** Provided information **
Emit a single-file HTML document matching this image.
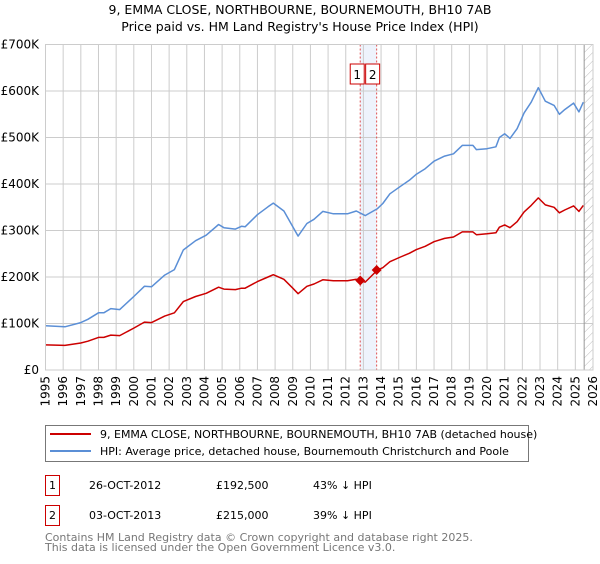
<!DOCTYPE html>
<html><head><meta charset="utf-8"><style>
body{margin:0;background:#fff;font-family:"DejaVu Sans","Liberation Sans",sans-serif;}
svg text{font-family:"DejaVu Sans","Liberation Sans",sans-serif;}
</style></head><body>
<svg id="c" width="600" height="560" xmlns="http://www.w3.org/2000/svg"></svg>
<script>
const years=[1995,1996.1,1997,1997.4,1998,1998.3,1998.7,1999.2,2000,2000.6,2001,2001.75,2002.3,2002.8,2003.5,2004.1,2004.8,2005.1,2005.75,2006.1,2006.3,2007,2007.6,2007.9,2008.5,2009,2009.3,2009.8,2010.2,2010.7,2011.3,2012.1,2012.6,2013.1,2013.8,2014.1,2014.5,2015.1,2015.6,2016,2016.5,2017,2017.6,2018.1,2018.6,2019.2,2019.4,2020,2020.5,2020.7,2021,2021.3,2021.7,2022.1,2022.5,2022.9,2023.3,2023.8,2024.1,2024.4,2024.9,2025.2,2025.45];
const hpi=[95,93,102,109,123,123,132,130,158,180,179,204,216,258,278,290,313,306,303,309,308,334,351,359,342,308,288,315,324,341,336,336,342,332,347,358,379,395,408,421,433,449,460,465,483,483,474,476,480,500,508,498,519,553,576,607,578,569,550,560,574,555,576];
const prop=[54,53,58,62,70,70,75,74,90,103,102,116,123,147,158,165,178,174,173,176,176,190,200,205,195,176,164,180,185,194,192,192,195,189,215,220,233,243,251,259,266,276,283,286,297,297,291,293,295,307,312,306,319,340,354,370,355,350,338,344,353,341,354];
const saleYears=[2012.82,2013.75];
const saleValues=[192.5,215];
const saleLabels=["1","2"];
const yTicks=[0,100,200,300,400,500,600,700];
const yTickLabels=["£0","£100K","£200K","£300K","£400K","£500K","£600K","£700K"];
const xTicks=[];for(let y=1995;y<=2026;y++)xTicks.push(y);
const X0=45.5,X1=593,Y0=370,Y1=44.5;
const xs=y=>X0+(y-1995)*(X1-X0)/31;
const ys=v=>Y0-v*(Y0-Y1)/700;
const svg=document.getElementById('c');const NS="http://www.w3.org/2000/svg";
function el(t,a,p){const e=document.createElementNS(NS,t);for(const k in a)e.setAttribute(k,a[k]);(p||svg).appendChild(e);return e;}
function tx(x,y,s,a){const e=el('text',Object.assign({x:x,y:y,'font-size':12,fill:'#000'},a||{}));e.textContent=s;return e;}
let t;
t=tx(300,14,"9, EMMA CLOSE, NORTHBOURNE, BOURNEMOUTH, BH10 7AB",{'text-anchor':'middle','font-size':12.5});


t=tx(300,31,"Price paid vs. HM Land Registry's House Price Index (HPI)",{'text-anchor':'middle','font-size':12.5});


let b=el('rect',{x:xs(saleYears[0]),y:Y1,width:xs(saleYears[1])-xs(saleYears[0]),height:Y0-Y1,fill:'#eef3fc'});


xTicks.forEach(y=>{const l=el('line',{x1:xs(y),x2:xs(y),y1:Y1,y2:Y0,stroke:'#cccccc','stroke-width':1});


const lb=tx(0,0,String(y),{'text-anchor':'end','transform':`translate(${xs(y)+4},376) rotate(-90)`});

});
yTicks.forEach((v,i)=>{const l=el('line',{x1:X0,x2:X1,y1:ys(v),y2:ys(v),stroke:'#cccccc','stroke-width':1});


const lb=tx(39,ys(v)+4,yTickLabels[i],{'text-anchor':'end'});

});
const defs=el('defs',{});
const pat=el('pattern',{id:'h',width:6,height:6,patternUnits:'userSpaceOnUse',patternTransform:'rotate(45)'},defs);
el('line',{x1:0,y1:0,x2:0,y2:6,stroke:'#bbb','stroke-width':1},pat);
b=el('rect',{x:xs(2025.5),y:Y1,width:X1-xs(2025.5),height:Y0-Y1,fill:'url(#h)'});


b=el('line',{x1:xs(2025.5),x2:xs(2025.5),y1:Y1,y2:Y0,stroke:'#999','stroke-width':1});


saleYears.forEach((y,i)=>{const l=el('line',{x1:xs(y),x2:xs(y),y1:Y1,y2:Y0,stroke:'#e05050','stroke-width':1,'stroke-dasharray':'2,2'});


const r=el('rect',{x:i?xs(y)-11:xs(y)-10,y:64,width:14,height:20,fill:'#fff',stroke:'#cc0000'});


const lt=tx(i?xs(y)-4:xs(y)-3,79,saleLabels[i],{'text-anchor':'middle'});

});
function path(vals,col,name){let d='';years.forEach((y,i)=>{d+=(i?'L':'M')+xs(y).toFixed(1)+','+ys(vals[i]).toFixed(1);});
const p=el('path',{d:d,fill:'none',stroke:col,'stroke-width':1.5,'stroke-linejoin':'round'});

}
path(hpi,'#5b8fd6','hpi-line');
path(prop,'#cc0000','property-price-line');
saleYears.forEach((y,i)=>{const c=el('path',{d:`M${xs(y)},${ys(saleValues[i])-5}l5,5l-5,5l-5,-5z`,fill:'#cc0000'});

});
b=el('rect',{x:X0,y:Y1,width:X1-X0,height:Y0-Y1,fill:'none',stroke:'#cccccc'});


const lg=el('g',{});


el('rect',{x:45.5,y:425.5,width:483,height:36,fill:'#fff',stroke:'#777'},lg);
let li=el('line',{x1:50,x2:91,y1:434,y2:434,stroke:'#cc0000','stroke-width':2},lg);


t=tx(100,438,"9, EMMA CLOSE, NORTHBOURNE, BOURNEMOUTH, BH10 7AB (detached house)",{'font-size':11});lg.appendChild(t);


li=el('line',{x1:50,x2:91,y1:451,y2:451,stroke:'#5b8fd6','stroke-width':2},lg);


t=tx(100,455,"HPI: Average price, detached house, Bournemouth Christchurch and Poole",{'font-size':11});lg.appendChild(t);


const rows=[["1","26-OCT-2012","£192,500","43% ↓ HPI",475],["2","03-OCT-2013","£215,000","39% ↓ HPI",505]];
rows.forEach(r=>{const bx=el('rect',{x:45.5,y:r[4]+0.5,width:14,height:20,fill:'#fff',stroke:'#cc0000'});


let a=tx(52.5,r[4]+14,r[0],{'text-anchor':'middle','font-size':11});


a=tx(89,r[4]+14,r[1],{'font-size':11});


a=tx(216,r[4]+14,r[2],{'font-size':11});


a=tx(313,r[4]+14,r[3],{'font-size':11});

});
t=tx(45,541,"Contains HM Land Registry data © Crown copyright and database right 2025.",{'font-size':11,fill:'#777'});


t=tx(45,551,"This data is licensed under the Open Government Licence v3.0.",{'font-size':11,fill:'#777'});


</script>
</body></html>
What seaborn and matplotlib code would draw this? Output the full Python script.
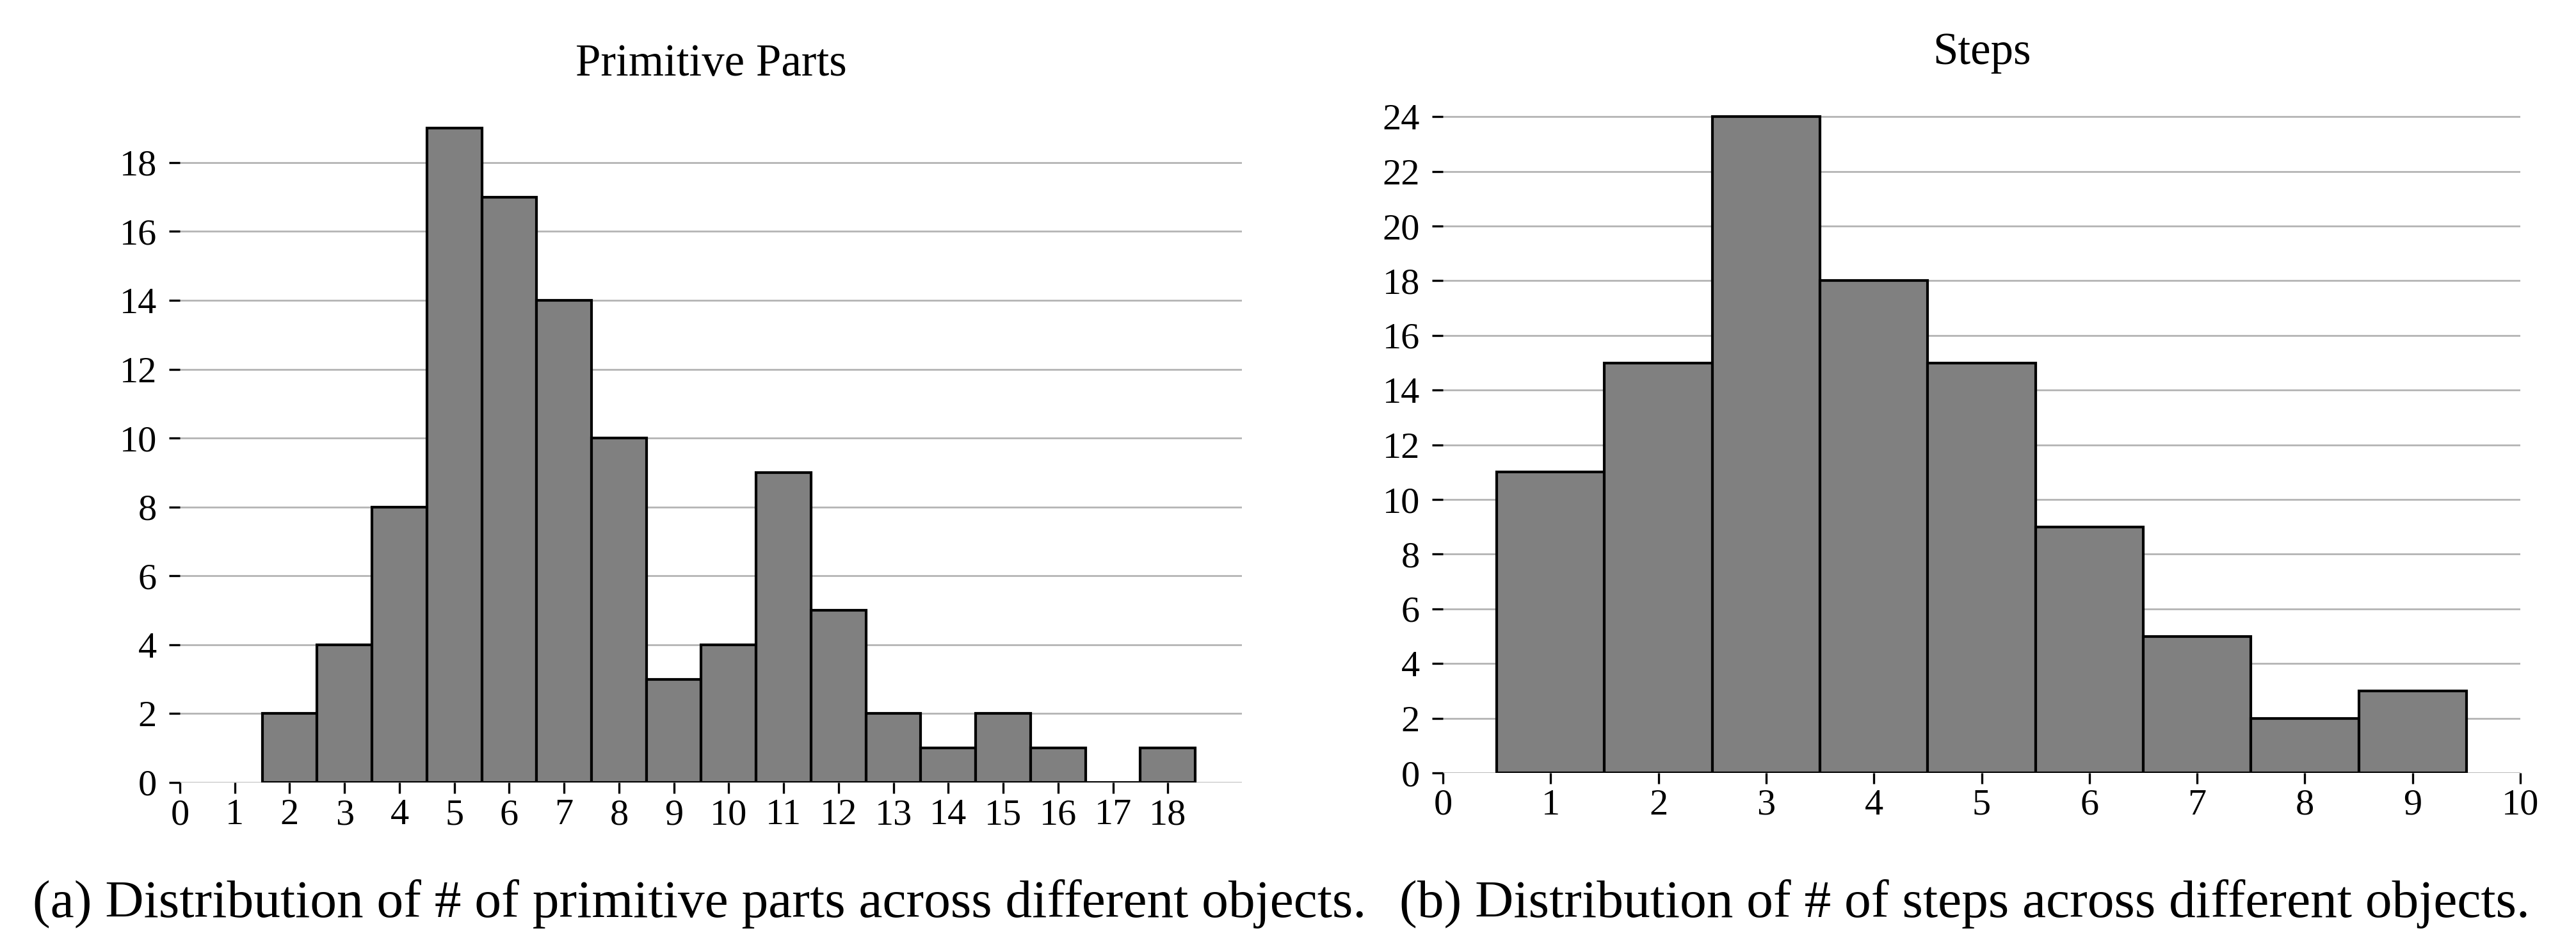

** Exercise **
Without including the pictures, return each record above exactly as it stands.

** Result **
Emit a single-file HTML document matching this image.
<!DOCTYPE html>
<html><head><meta charset="utf-8"><style>
body{margin:0;background:#fff;font-family:"DejaVu Sans","Liberation Sans",sans-serif;}
svg text{font-family:"DejaVu Sans","Liberation Sans",sans-serif;}
</style></head><body>
<svg id="c" width="600" height="560" xmlns="http://www.w3.org/2000/svg"></svg>
<script>
const years=[1995,1996.1,1997,1997.4,1998,1998.3,1998.7,1999.2,2000,2000.6,2001,2001.75,2002.3,2002.8,2003.5,2004.1,2004.8,2005.1,2005.75,2006.1,2006.3,2007,2007.6,2007.9,2008.5,2009,2009.3,2009.8,2010.2,2010.7,2011.3,2012.1,2012.6,2013.1,2013.8,2014.1,2014.5,2015.1,2015.6,2016,2016.5,2017,2017.6,2018.1,2018.6,2019.2,2019.4,2020,2020.5,2020.7,2021,2021.3,2021.7,2022.1,2022.5,2022.9,2023.3,2023.8,2024.1,2024.4,2024.9,2025.2,2025.45];
const hpi=[95,93,102,109,123,123,132,130,158,180,179,204,216,258,278,290,313,306,303,309,308,334,351,359,342,308,288,315,324,341,336,336,342,332,347,358,379,395,408,421,433,449,460,465,483,483,474,476,480,500,508,498,519,553,576,607,578,569,550,560,574,555,576];
const prop=[54,53,58,62,70,70,75,74,90,103,102,116,123,147,158,165,178,174,173,176,176,190,200,205,195,176,164,180,185,194,192,192,195,189,215,220,233,243,251,259,266,276,283,286,297,297,291,293,295,307,312,306,319,340,354,370,355,350,338,344,353,341,354];
const saleYears=[2012.82,2013.75];
const saleValues=[192.5,215];
const saleLabels=["1","2"];
const yTicks=[0,100,200,300,400,500,600,700];
const yTickLabels=["£0","£100K","£200K","£300K","£400K","£500K","£600K","£700K"];
const xTicks=[];for(let y=1995;y<=2026;y++)xTicks.push(y);
const X0=45.5,X1=593,Y0=370,Y1=44.5;
const xs=y=>X0+(y-1995)*(X1-X0)/31;
const ys=v=>Y0-v*(Y0-Y1)/700;
const svg=document.getElementById('c');const NS="http://www.w3.org/2000/svg";
function el(t,a,p){const e=document.createElementNS(NS,t);for(const k in a)e.setAttribute(k,a[k]);(p||svg).appendChild(e);return e;}
function tx(x,y,s,a){const e=el('text',Object.assign({x:x,y:y,'font-size':12,fill:'#000'},a||{}));e.textContent=s;return e;}
let t;
t=tx(300,14,"9, EMMA CLOSE, NORTHBOURNE, BOURNEMOUTH, BH10 7AB",{'text-anchor':'middle','font-size':12.5});


t=tx(300,31,"Price paid vs. HM Land Registry's House Price Index (HPI)",{'text-anchor':'middle','font-size':12.5});


let b=el('rect',{x:xs(saleYears[0]),y:Y1,width:xs(saleYears[1])-xs(saleYears[0]),height:Y0-Y1,fill:'#eef3fc'});


xTicks.forEach(y=>{const l=el('line',{x1:xs(y),x2:xs(y),y1:Y1,y2:Y0,stroke:'#cccccc','stroke-width':1});


const lb=tx(0,0,String(y),{'text-anchor':'end','transform':`translate(${xs(y)+4},376) rotate(-90)`});

});
yTicks.forEach((v,i)=>{const l=el('line',{x1:X0,x2:X1,y1:ys(v),y2:ys(v),stroke:'#cccccc','stroke-width':1});


const lb=tx(39,ys(v)+4,yTickLabels[i],{'text-anchor':'end'});

});
const defs=el('defs',{});
const pat=el('pattern',{id:'h',width:6,height:6,patternUnits:'userSpaceOnUse',patternTransform:'rotate(45)'},defs);
el('line',{x1:0,y1:0,x2:0,y2:6,stroke:'#bbb','stroke-width':1},pat);
b=el('rect',{x:xs(2025.5),y:Y1,width:X1-xs(2025.5),height:Y0-Y1,fill:'url(#h)'});


b=el('line',{x1:xs(2025.5),x2:xs(2025.5),y1:Y1,y2:Y0,stroke:'#999','stroke-width':1});


saleYears.forEach((y,i)=>{const l=el('line',{x1:xs(y),x2:xs(y),y1:Y1,y2:Y0,stroke:'#e05050','stroke-width':1,'stroke-dasharray':'2,2'});


const r=el('rect',{x:i?xs(y)-11:xs(y)-10,y:64,width:14,height:20,fill:'#fff',stroke:'#cc0000'});


const lt=tx(i?xs(y)-4:xs(y)-3,79,saleLabels[i],{'text-anchor':'middle'});

});
function path(vals,col,name){let d='';years.forEach((y,i)=>{d+=(i?'L':'M')+xs(y).toFixed(1)+','+ys(vals[i]).toFixed(1);});
const p=el('path',{d:d,fill:'none',stroke:col,'stroke-width':1.5,'stroke-linejoin':'round'});

}
path(hpi,'#5b8fd6','hpi-line');
path(prop,'#cc0000','property-price-line');
saleYears.forEach((y,i)=>{const c=el('path',{d:`M${xs(y)},${ys(saleValues[i])-5}l5,5l-5,5l-5,-5z`,fill:'#cc0000'});

});
b=el('rect',{x:X0,y:Y1,width:X1-X0,height:Y0-Y1,fill:'none',stroke:'#cccccc'});


const lg=el('g',{});


el('rect',{x:45.5,y:425.5,width:483,height:36,fill:'#fff',stroke:'#777'},lg);
let li=el('line',{x1:50,x2:91,y1:434,y2:434,stroke:'#cc0000','stroke-width':2},lg);


t=tx(100,438,"9, EMMA CLOSE, NORTHBOURNE, BOURNEMOUTH, BH10 7AB (detached house)",{'font-size':11});lg.appendChild(t);


li=el('line',{x1:50,x2:91,y1:451,y2:451,stroke:'#5b8fd6','stroke-width':2},lg);


t=tx(100,455,"HPI: Average price, detached house, Bournemouth Christchurch and Poole",{'font-size':11});lg.appendChild(t);


const rows=[["1","26-OCT-2012","£192,500","43% ↓ HPI",475],["2","03-OCT-2013","£215,000","39% ↓ HPI",505]];
rows.forEach(r=>{const bx=el('rect',{x:45.5,y:r[4]+0.5,width:14,height:20,fill:'#fff',stroke:'#cc0000'});


let a=tx(52.5,r[4]+14,r[0],{'text-anchor':'middle','font-size':11});


a=tx(89,r[4]+14,r[1],{'font-size':11});


a=tx(216,r[4]+14,r[2],{'font-size':11});


a=tx(313,r[4]+14,r[3],{'font-size':11});

});
t=tx(45,541,"Contains HM Land Registry data © Crown copyright and database right 2025.",{'font-size':11,fill:'#777'});


t=tx(45,551,"This data is licensed under the Open Government Licence v3.0.",{'font-size':11,fill:'#777'});


</script>
</body></html>
What seaborn and matplotlib code would draw this? Output the full Python script.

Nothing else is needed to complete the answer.